-- begin --
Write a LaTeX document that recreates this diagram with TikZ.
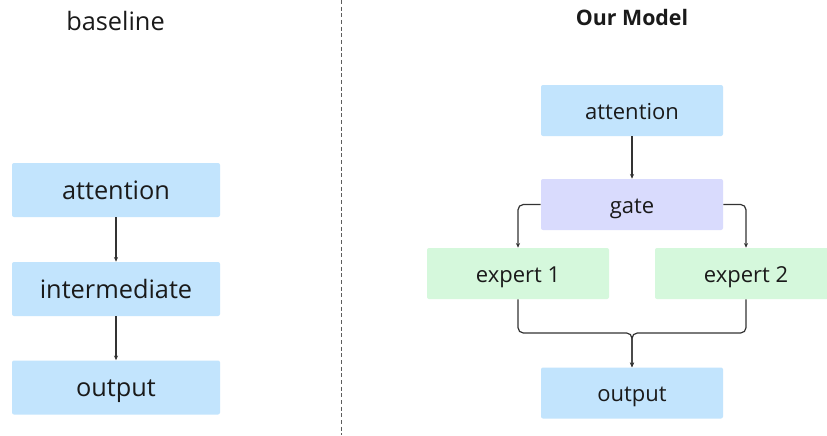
\documentclass[tikz,border=0pt]{standalone}
\usepackage{fontspec}
\setmainfont{Open Sans}
\usetikzlibrary{arrows.meta}
\definecolor{attnblue}{HTML}{C2E4FD}
\definecolor{gatepurple}{HTML}{D9DBFD}
\definecolor{expertgreen}{HTML}{D5F8DC}
\definecolor{wirecol}{HTML}{333333}
\definecolor{inkcol}{HTML}{1A1A1A}
\tikzset{
  block/.style={rounded corners=1.5pt, inner sep=0pt, text=inkcol, text depth=0pt},
  wideblock/.style={block, minimum width=156pt, minimum height=40.5pt,
    text height=13.5pt, font=\fontsize{19}{22}\selectfont},
  narrowblock/.style={block, minimum width=136.5pt, minimum height=38.25pt,
    text height=12.8pt, font=\fontsize{16.5}{20}\selectfont},
  wire/.style={wirecol, line width=0.9pt, rounded corners=4pt,
    -{Stealth[length=3.5pt,width=3pt]}},
}
\begin{document}
\begin{tikzpicture}[x=0.75pt,y=-0.75pt]
\useasboundingbox[fill=white] (0,0) rectangle (827,435);

% separator
\draw[wirecol!80, line width=0.6pt, dash pattern=on 3pt off 2pt] (341,0) -- (341,435);

% baseline
\node[text=inkcol, font=\fontsize{19}{22}\selectfont] (baseTitle) at (115.5,21) {baseline};
\foreach \nm/\yy/\txt in {attL/190/attention,interL/289/intermediate,outL/387.5/output}
  \node[wideblock, fill=attnblue] (\nm) at (116,\yy) {\txt};
\draw[wire] (attL) -- (interL);
\draw[wire] (interL) -- (outL);

% our model
\node[text=inkcol, font=\fontsize{16}{20}\selectfont\bfseries] (oursTitle) at (632,18) {Our Model};
\node[narrowblock, fill=attnblue] (attR) at (632,110.5) {attention};
\node[narrowblock, fill=gatepurple] (gate) at (632,204.5) {gate};
\node[narrowblock, fill=expertgreen] (expA) at (518,273.5) {expert 1};
\node[narrowblock, fill=expertgreen] (expB) at (746,273.5) {expert 2};
\node[narrowblock, fill=attnblue] (outR) at (632,393) {output};
\coordinate (join) at (632,333);

\draw[wire] (attR) -- (gate);
\draw[wire] (gate.west) -| (expA.north);
\draw[wire] (gate.east) -| (expB.north);
\draw[wire] (expA.south) |- (join) -- (outR.north);
\draw[wire] (expB.south) |- (join) -- (outR.north);
\end{tikzpicture}
\end{document}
-- end --
- **Task prompt**
Every line is to be duplicated exactly, though pictures stay out.

- **Full answer**
Write a LaTeX document that recreates this diagram with TikZ.
\documentclass[tikz,border=0pt]{standalone}
\usepackage{fontspec}
\setmainfont{Open Sans}
\usetikzlibrary{arrows.meta}
\definecolor{attnblue}{HTML}{C2E4FD}
\definecolor{gatepurple}{HTML}{D9DBFD}
\definecolor{expertgreen}{HTML}{D5F8DC}
\definecolor{wirecol}{HTML}{333333}
\definecolor{inkcol}{HTML}{1A1A1A}
\tikzset{
  block/.style={rounded corners=1.5pt, inner sep=0pt, text=inkcol, text depth=0pt},
  wideblock/.style={block, minimum width=156pt, minimum height=40.5pt,
    text height=13.5pt, font=\fontsize{19}{22}\selectfont},
  narrowblock/.style={block, minimum width=136.5pt, minimum height=38.25pt,
    text height=12.8pt, font=\fontsize{16.5}{20}\selectfont},
  wire/.style={wirecol, line width=0.9pt, rounded corners=4pt,
    -{Stealth[length=3.5pt,width=3pt]}},
}
\begin{document}
\begin{tikzpicture}[x=0.75pt,y=-0.75pt]
\useasboundingbox[fill=white] (0,0) rectangle (827,435);

% separator
\draw[wirecol!80, line width=0.6pt, dash pattern=on 3pt off 2pt] (341,0) -- (341,435);

% baseline
\node[text=inkcol, font=\fontsize{19}{22}\selectfont] (baseTitle) at (115.5,21) {baseline};
\foreach \nm/\yy/\txt in {attL/190/attention,interL/289/intermediate,outL/387.5/output}
  \node[wideblock, fill=attnblue] (\nm) at (116,\yy) {\txt};
\draw[wire] (attL) -- (interL);
\draw[wire] (interL) -- (outL);

% our model
\node[text=inkcol, font=\fontsize{16}{20}\selectfont\bfseries] (oursTitle) at (632,18) {Our Model};
\node[narrowblock, fill=attnblue] (attR) at (632,110.5) {attention};
\node[narrowblock, fill=gatepurple] (gate) at (632,204.5) {gate};
\node[narrowblock, fill=expertgreen] (expA) at (518,273.5) {expert 1};
\node[narrowblock, fill=expertgreen] (expB) at (746,273.5) {expert 2};
\node[narrowblock, fill=attnblue] (outR) at (632,393) {output};
\coordinate (join) at (632,333);

\draw[wire] (attR) -- (gate);
\draw[wire] (gate.west) -| (expA.north);
\draw[wire] (gate.east) -| (expB.north);
\draw[wire] (expA.south) |- (join) -- (outR.north);
\draw[wire] (expB.south) |- (join) -- (outR.north);
\end{tikzpicture}
\end{document}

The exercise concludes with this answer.